Entries with chart source code:
· · · · ·
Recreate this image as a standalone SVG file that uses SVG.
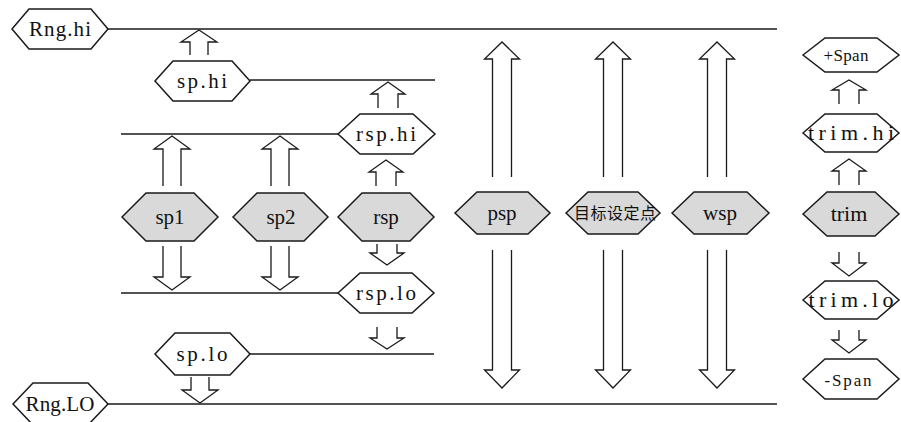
<svg xmlns="http://www.w3.org/2000/svg" width="901" height="422" viewBox="0 0 901 422">
<style>
.hex{fill:#ffffff;stroke:#1a1a1a;stroke-width:1.5}
.hex.g{fill:#d9d9d9}
.ln{stroke:#1a1a1a;stroke-width:1.6;fill:none}
.arr{stroke:#1a1a1a;stroke-width:1.3;fill:none;stroke-linejoin:miter}
text{font-family:"Liberation Serif","DejaVu Serif",serif;font-size:21px;fill:#111;text-anchor:middle}
text.cjk{font-family:"Noto Sans CJK SC",sans-serif;font-size:16px}
text.sm{font-size:17px}
text.lg{font-size:22px}
</style>
<rect width="901" height="422" fill="#ffffff"/>
<g id="connectors">
<line class="ln" x1="108" y1="29" x2="777" y2="29"/>
<line class="ln" x1="250" y1="80" x2="435" y2="80"/>
<line class="ln" x1="121" y1="134" x2="338" y2="134"/>
<line class="ln" x1="121" y1="293" x2="338" y2="293"/>
<line class="ln" x1="250" y1="354" x2="434" y2="354"/>
<line class="ln" x1="108" y1="404" x2="777" y2="404"/>
<polyline class="arr" points="190,55 190,42 181,42 199,30 217,42 208,42 208,55"/>
<polyline class="arr" points="378,108 378,94 371,94 388,82 405,94 398,94 398,108"/>
<polyline class="arr" points="163,186 163,149 154,149 172,136 190,149 181,149 181,186"/>
<polyline class="arr" points="271,186 271,149 262,149 280,136 298,149 289,149 289,186"/>
<polyline class="arr" points="376,186 376,172 369,172 386,160 403,172 396,172 396,186"/>
<polyline class="arr" points="492.5,177 492.5,59 484.5,59 502,42 519.5,59 511.5,59 511.5,177"/>
<polyline class="arr" points="603.5,177 603.5,59 595.5,59 613,42 630.5,59 622.5,59 622.5,177"/>
<polyline class="arr" points="707.5,177 707.5,59 699.5,59 717,42 734.5,59 726.5,59 726.5,177"/>
<polyline class="arr" points="839,104 839,90 832,90 849,80 866,90 859,90 859,104"/>
<polyline class="arr" points="839,185 839,171 832,171 849,159 866,171 859,171 859,185"/>
<polyline class="arr" points="163,246 163,277 154,277 172,290 190,277 181,277 181,246"/>
<polyline class="arr" points="271,246 271,277 262,277 280,290 298,277 289,277 289,246"/>
<polyline class="arr" points="377,244 377,253 370,253 387,265 404,253 397,253 397,244"/>
<polyline class="arr" points="377,327 377,338 370,338 387,349 404,338 397,338 397,327"/>
<polyline class="arr" points="191,377 191,390 182,390 200,403 218,390 209,390 209,377"/>
<polyline class="arr" points="492.5,250 492.5,370 484.5,370 502,388 519.5,370 511.5,370 511.5,250"/>
<polyline class="arr" points="603.5,250 603.5,370 595.5,370 613,388 630.5,370 622.5,370 622.5,250"/>
<polyline class="arr" points="707.5,250 707.5,370 699.5,370 717,388 734.5,370 726.5,370 726.5,250"/>
<polyline class="arr" points="839,252 839,263 832,263 849,276 866,263 859,263 859,252"/>
<polyline class="arr" points="839,330 839,340 832,340 849,353 866,340 859,340 859,330"/>
</g>
<g id="rng-hi"><polygon class="hex" points="12,29 29,9 91,9 108,29 91,49 29,49"/><text x="60" y="36" textLength="62">Rng.hi</text></g>
<g id="sp-hi"><polygon class="hex" points="155,81 173,61 232,61 250,81 232,101 173,101"/><text x="202" y="88" textLength="50">sp.hi</text></g>
<g id="rsp-hi"><polygon class="hex" points="338,134 360,114 413,114 435,134 413,154 360,154"/><text x="386" y="141" textLength="60">rsp.hi</text></g>
<g id="sp1"><polygon class="hex g" points="122,217 146,193 194,193 218,217 194,241 146,241"/><text x="170" y="224">sp1</text></g>
<g id="sp2"><polygon class="hex g" points="233,217 257,193 304,193 328,217 304,241 257,241"/><text x="281" y="224">sp2</text></g>
<g id="rsp"><polygon class="hex g" points="338,217 362,193 410,193 434,217 410,241 362,241"/><text x="386" y="224">rsp</text></g>
<g id="psp"><polygon class="hex g" points="455,213 477,192 528,192 550,213 528,234 477,234"/><text x="502" y="220">psp</text></g>
<g id="target-sp"><polygon class="hex g" points="566,213 588,192 638,192 660,213 638,234 588,234"/><text class="cjk" x="615" y="219" textLength="82">目标设定点</text></g>
<g id="wsp"><polygon class="hex g" points="672,213 694,192 747,192 769,213 747,234 694,234"/><text x="720" y="220">wsp</text></g>
<g id="rsp-lo"><polygon class="hex" points="338,293 360,273 412,273 434,293 412,313 360,313"/><text x="386" y="300" textLength="60">rsp.lo</text></g>
<g id="sp-lo"><polygon class="hex" points="155,354 175,333 230,333 250,354 230,375 175,375"/><text x="202" y="361" textLength="51">sp.lo</text></g>
<g id="rng-lo"><polygon class="hex" points="13,404 33,383 88,383 108,404 88,425 33,425"/><text x="60" y="411" textLength="69">Rng.LO</text></g>
<g id="plus-span"><polygon class="hex" points="803,55 825,38 877,38 899,55 877,72 825,72"/><text class="sm" x="846" y="61" textLength="45">+Span</text></g>
<g id="trim-hi"><polygon class="hex" points="803,133 825,114 877,114 899,133 877,152 825,152"/><text class="lg" x="851" y="140" textLength="86">trim.hi</text></g>
<g id="trim"><polygon class="hex g" points="803,214 827,192 875,192 899,214 875,236 827,236"/><text class="lg" x="849" y="221">trim</text></g>
<g id="trim-lo"><polygon class="hex" points="803,300 825,281 877,281 899,300 877,319 825,319"/><text class="lg" x="851" y="307" textLength="85">trim.lo</text></g>
<g id="minus-span"><polygon class="hex" points="803,379 825,359 877,359 899,379 877,399 825,399"/><text class="sm" x="848" y="386" textLength="47">-Span</text></g>
</svg>
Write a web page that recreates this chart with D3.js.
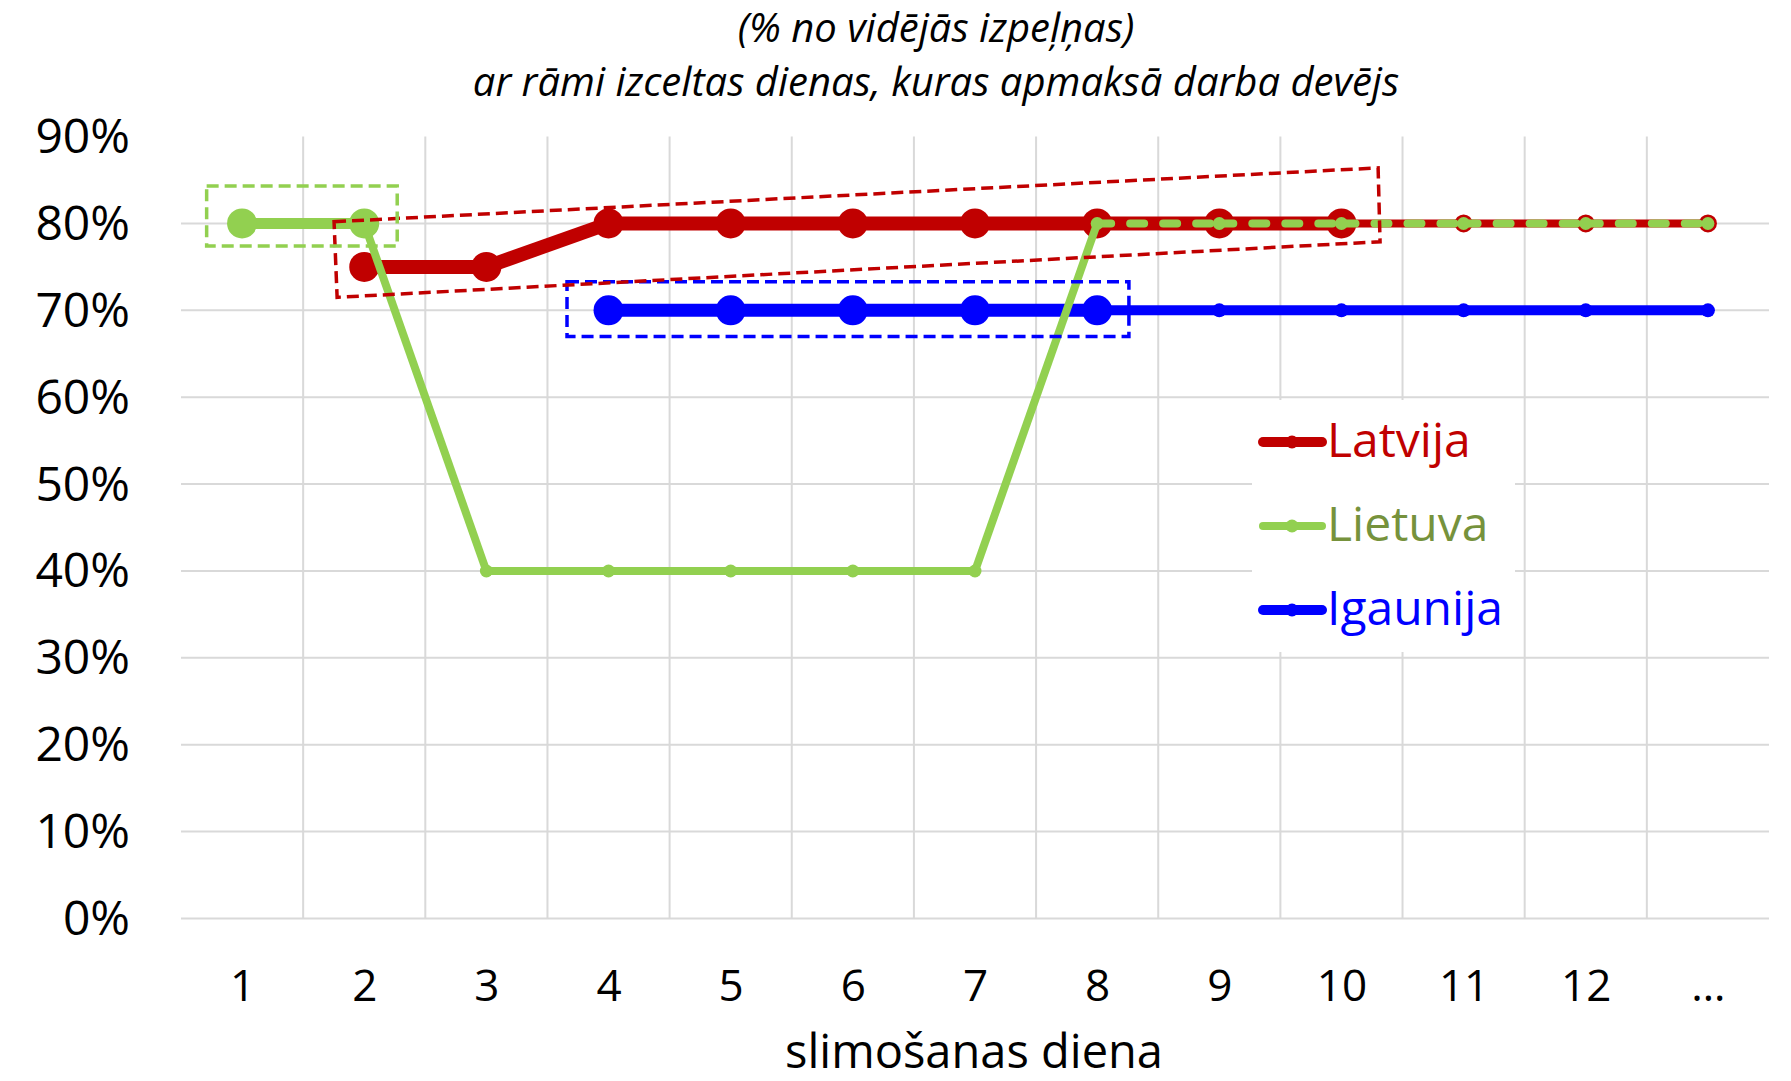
· · · · ·
• **Set problem**: Copy all of the entries verbatim, leaving out any pictures they contain.

• **Solution below**:
Recreate this image as a standalone SVG file that uses SVG.
<svg xmlns="http://www.w3.org/2000/svg" width="901" height="422" viewBox="0 0 901 422">
<style>
.hex{fill:#ffffff;stroke:#1a1a1a;stroke-width:1.5}
.hex.g{fill:#d9d9d9}
.ln{stroke:#1a1a1a;stroke-width:1.6;fill:none}
.arr{stroke:#1a1a1a;stroke-width:1.3;fill:none;stroke-linejoin:miter}
text{font-family:"Liberation Serif","DejaVu Serif",serif;font-size:21px;fill:#111;text-anchor:middle}
text.cjk{font-family:"Noto Sans CJK SC",sans-serif;font-size:16px}
text.sm{font-size:17px}
text.lg{font-size:22px}
</style>
<rect width="901" height="422" fill="#ffffff"/>
<g id="connectors">
<line class="ln" x1="108" y1="29" x2="777" y2="29"/>
<line class="ln" x1="250" y1="80" x2="435" y2="80"/>
<line class="ln" x1="121" y1="134" x2="338" y2="134"/>
<line class="ln" x1="121" y1="293" x2="338" y2="293"/>
<line class="ln" x1="250" y1="354" x2="434" y2="354"/>
<line class="ln" x1="108" y1="404" x2="777" y2="404"/>
<polyline class="arr" points="190,55 190,42 181,42 199,30 217,42 208,42 208,55"/>
<polyline class="arr" points="378,108 378,94 371,94 388,82 405,94 398,94 398,108"/>
<polyline class="arr" points="163,186 163,149 154,149 172,136 190,149 181,149 181,186"/>
<polyline class="arr" points="271,186 271,149 262,149 280,136 298,149 289,149 289,186"/>
<polyline class="arr" points="376,186 376,172 369,172 386,160 403,172 396,172 396,186"/>
<polyline class="arr" points="492.5,177 492.5,59 484.5,59 502,42 519.5,59 511.5,59 511.5,177"/>
<polyline class="arr" points="603.5,177 603.5,59 595.5,59 613,42 630.5,59 622.5,59 622.5,177"/>
<polyline class="arr" points="707.5,177 707.5,59 699.5,59 717,42 734.5,59 726.5,59 726.5,177"/>
<polyline class="arr" points="839,104 839,90 832,90 849,80 866,90 859,90 859,104"/>
<polyline class="arr" points="839,185 839,171 832,171 849,159 866,171 859,171 859,185"/>
<polyline class="arr" points="163,246 163,277 154,277 172,290 190,277 181,277 181,246"/>
<polyline class="arr" points="271,246 271,277 262,277 280,290 298,277 289,277 289,246"/>
<polyline class="arr" points="377,244 377,253 370,253 387,265 404,253 397,253 397,244"/>
<polyline class="arr" points="377,327 377,338 370,338 387,349 404,338 397,338 397,327"/>
<polyline class="arr" points="191,377 191,390 182,390 200,403 218,390 209,390 209,377"/>
<polyline class="arr" points="492.5,250 492.5,370 484.5,370 502,388 519.5,370 511.5,370 511.5,250"/>
<polyline class="arr" points="603.5,250 603.5,370 595.5,370 613,388 630.5,370 622.5,370 622.5,250"/>
<polyline class="arr" points="707.5,250 707.5,370 699.5,370 717,388 734.5,370 726.5,370 726.5,250"/>
<polyline class="arr" points="839,252 839,263 832,263 849,276 866,263 859,263 859,252"/>
<polyline class="arr" points="839,330 839,340 832,340 849,353 866,340 859,340 859,330"/>
</g>
<g id="rng-hi"><polygon class="hex" points="12,29 29,9 91,9 108,29 91,49 29,49"/><text x="60" y="36" textLength="62">Rng.hi</text></g>
<g id="sp-hi"><polygon class="hex" points="155,81 173,61 232,61 250,81 232,101 173,101"/><text x="202" y="88" textLength="50">sp.hi</text></g>
<g id="rsp-hi"><polygon class="hex" points="338,134 360,114 413,114 435,134 413,154 360,154"/><text x="386" y="141" textLength="60">rsp.hi</text></g>
<g id="sp1"><polygon class="hex g" points="122,217 146,193 194,193 218,217 194,241 146,241"/><text x="170" y="224">sp1</text></g>
<g id="sp2"><polygon class="hex g" points="233,217 257,193 304,193 328,217 304,241 257,241"/><text x="281" y="224">sp2</text></g>
<g id="rsp"><polygon class="hex g" points="338,217 362,193 410,193 434,217 410,241 362,241"/><text x="386" y="224">rsp</text></g>
<g id="psp"><polygon class="hex g" points="455,213 477,192 528,192 550,213 528,234 477,234"/><text x="502" y="220">psp</text></g>
<g id="target-sp"><polygon class="hex g" points="566,213 588,192 638,192 660,213 638,234 588,234"/><text class="cjk" x="615" y="219" textLength="82">目标设定点</text></g>
<g id="wsp"><polygon class="hex g" points="672,213 694,192 747,192 769,213 747,234 694,234"/><text x="720" y="220">wsp</text></g>
<g id="rsp-lo"><polygon class="hex" points="338,293 360,273 412,273 434,293 412,313 360,313"/><text x="386" y="300" textLength="60">rsp.lo</text></g>
<g id="sp-lo"><polygon class="hex" points="155,354 175,333 230,333 250,354 230,375 175,375"/><text x="202" y="361" textLength="51">sp.lo</text></g>
<g id="rng-lo"><polygon class="hex" points="13,404 33,383 88,383 108,404 88,425 33,425"/><text x="60" y="411" textLength="69">Rng.LO</text></g>
<g id="plus-span"><polygon class="hex" points="803,55 825,38 877,38 899,55 877,72 825,72"/><text class="sm" x="846" y="61" textLength="45">+Span</text></g>
<g id="trim-hi"><polygon class="hex" points="803,133 825,114 877,114 899,133 877,152 825,152"/><text class="lg" x="851" y="140" textLength="86">trim.hi</text></g>
<g id="trim"><polygon class="hex g" points="803,214 827,192 875,192 899,214 875,236 827,236"/><text class="lg" x="849" y="221">trim</text></g>
<g id="trim-lo"><polygon class="hex" points="803,300 825,281 877,281 899,300 877,319 825,319"/><text class="lg" x="851" y="307" textLength="85">trim.lo</text></g>
<g id="minus-span"><polygon class="hex" points="803,379 825,359 877,359 899,379 877,399 825,399"/><text class="sm" x="848" y="386" textLength="47">-Span</text></g>
</svg>
Write a web page that recreates this chart with D3.js.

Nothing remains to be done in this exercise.